La irresponsabilidad fiscal de las regiones
Desde el inicio de la crisis económica, las comunidades autónomas españolas han creado entes públicos a un ritmo desorbitado: uno por semana. Un total aproximado de 228 entidades -aproximado, puesto que existen organismos de la Administración autonómica que a día de hoy todavía no han sido contabilizados por la Administración central- es el saldo de unos años en los que la austeridad en el gasto debería haber sido el principio rector indiscutible de la gestión pública. Y no solo no ha sido así, sino que en un ejercicio de sobredimensión administrativa sin precedentes, las regiones han seguido sumando entes públicos hasta reunir 2.388 organismos, entre empresas, consorcios y fundaciones. Una cifra cuya verdadera dimensión se comprende mejor si se compara con los 454 entes con que cuenta la Administración central del Estado, 24 menos que al inicio de la crisis.
Si ese parque de entidades públicas es difícil de justificar en cualquier coyuntura económica, en la actual resulta especialmente inaceptable. Más aún cuando ese crecimiento se ha producido en un periodo en el que las llamadas a la austeridad y los discursos de contención de gasto han estado invariablemente presentes en todas las agendas políticas. Lejos de ajustarse a esa hoja de ruta, las comunidades autónomas han optado por seguir gastando el dinero de los contribuyentes en una suerte de multiplicidad institucional sin medida. En el caso de Cataluña, por ejemplo, esa escalada ha supuesto pasar de 269 a 451 organismos solo en los dos últimos años.
Pese a que las comunidades autónomas justifican su supremacía sobre la Administración central en esta materia en el hecho de que el Estado del bienestar recae sobre sus hombros, los números no admiten componendas. Con un déficit público que en 2010 ascendió al 2,8%, y que este año deberá reducirse al 1,3%, no existe motivo alguno que pueda justificar la decisión de seguir engrosando el tamaño de una Administración autonómica cuya indisciplina fiscal se ha convertido en un problema para España.

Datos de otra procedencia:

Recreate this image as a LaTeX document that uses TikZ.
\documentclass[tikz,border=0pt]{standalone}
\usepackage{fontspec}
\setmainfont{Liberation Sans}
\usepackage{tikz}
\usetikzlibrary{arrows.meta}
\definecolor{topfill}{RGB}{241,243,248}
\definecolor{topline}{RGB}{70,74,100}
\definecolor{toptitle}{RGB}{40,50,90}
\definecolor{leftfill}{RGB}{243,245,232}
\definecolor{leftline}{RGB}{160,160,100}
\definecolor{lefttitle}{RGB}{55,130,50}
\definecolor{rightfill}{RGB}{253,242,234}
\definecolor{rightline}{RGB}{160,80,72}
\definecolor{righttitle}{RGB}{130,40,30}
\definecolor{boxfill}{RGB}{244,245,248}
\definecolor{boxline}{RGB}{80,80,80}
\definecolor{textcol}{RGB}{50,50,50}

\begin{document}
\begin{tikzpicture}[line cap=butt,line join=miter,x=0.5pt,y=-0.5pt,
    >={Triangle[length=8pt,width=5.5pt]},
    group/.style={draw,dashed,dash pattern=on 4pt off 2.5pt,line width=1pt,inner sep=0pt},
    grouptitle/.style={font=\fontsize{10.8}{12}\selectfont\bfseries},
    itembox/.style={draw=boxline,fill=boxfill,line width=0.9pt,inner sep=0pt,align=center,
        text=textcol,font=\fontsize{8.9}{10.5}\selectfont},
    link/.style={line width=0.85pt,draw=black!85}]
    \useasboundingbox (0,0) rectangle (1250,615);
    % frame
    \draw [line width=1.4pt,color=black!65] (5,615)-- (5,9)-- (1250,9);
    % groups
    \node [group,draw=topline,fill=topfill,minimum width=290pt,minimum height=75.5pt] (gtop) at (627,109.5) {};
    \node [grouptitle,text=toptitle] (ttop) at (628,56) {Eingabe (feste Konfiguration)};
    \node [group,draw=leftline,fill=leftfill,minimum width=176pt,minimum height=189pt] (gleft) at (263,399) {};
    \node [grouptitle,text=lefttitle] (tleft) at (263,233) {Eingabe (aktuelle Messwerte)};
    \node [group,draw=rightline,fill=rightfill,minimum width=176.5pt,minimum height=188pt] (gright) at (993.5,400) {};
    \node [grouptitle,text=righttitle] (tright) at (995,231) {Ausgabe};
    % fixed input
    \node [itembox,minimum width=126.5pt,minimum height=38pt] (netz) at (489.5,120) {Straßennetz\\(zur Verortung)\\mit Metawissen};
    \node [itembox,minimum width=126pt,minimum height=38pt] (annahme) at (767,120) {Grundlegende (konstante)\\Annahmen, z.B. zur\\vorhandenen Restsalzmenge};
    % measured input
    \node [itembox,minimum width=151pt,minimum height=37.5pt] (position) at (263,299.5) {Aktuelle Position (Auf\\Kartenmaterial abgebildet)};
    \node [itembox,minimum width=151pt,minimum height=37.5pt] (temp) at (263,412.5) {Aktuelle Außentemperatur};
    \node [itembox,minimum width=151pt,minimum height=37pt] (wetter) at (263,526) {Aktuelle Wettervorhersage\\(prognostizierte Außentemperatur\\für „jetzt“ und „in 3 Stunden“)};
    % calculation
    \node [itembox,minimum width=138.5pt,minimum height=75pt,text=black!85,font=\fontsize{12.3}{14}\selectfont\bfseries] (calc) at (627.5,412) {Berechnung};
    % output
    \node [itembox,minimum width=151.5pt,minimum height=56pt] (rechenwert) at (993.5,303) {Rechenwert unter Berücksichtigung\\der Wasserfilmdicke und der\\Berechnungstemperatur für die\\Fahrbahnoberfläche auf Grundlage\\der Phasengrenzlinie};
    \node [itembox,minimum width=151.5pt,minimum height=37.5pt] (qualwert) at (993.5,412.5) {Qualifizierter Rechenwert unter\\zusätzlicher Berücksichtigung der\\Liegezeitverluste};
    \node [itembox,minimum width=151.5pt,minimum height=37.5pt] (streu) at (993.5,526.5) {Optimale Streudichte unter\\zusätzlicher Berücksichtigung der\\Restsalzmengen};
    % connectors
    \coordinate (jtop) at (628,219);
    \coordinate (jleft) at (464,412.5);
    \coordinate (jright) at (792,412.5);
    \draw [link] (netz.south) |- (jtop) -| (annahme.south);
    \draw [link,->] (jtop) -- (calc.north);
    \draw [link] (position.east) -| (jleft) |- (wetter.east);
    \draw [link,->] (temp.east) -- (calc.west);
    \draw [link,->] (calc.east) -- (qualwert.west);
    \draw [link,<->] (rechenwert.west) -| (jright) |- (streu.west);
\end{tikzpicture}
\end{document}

Las cuentas públicas de las comunidades autónomas -con muy escasas y honrosas excepciones- están ejerciendo así de talón de Aquiles para el conjunto de la economía española en un momento en el que la mirada atenta de Bruselas y de los mercados financieros fiscaliza de forma constante su evolución. No es ningún secreto que las cifras presentadas por los Gobiernos autonómicos en el primer trimestre del año complican extraordinariamente el objetivo del Gobierno de cerrar 2011 con un déficit del 6% y la posibilidad de hacer lo propio en 2013 con un 3%. De mantenerse esa evolución a lo largo de los próximos meses, a final de año el déficit superará en medio punto el límite exigido y alimentará la persistente y despiadada desconfianza de los mercados financieros hacia España. Ello elevará aún más el coste de financiación de la deuda pública y constituirá una carga añadida en materia de costes tanto para los empresarios como para las entidades financieras y, en último término, y como no puede ser de otra forma, también para todos los consumidores.
A todo lo anterior se suma el hecho de que los cambios de Gobierno que han propiciado las elecciones del 22-M han desatado la polémica sobre el verdadero alcance del déficit de las regiones ante la sospecha de que, al igual que ha ocurrido en Cataluña, existan en algunas comunidades agujeros financieros ocultos. Si bien es cierto que los expertos minimizan el montante de esas bolsas -y las cifran en total en 10.000 millones, algo menos de un punto porcentual del PIB nacional-, también lo es que resulta urgente confirmar su alcance, sea este cual sea, y sacarlo a la luz. Más allá del ruido y la trifulca política, los Gobiernos regionales deberán acometer esta tarea con claridad, firmeza y responsabilidad, pero sin caer en la tentación de magnificar el problema fuera de sus justos términos. En un escenario como el actual, no se puede sostener por más tiempo la incógnita sobre cuál es el lastre fiscal que arrastran realmente todas las comunidades autónomas. No en vano solo es posible abordar con eficacia un problema cuando se conoce su verdadero alcance.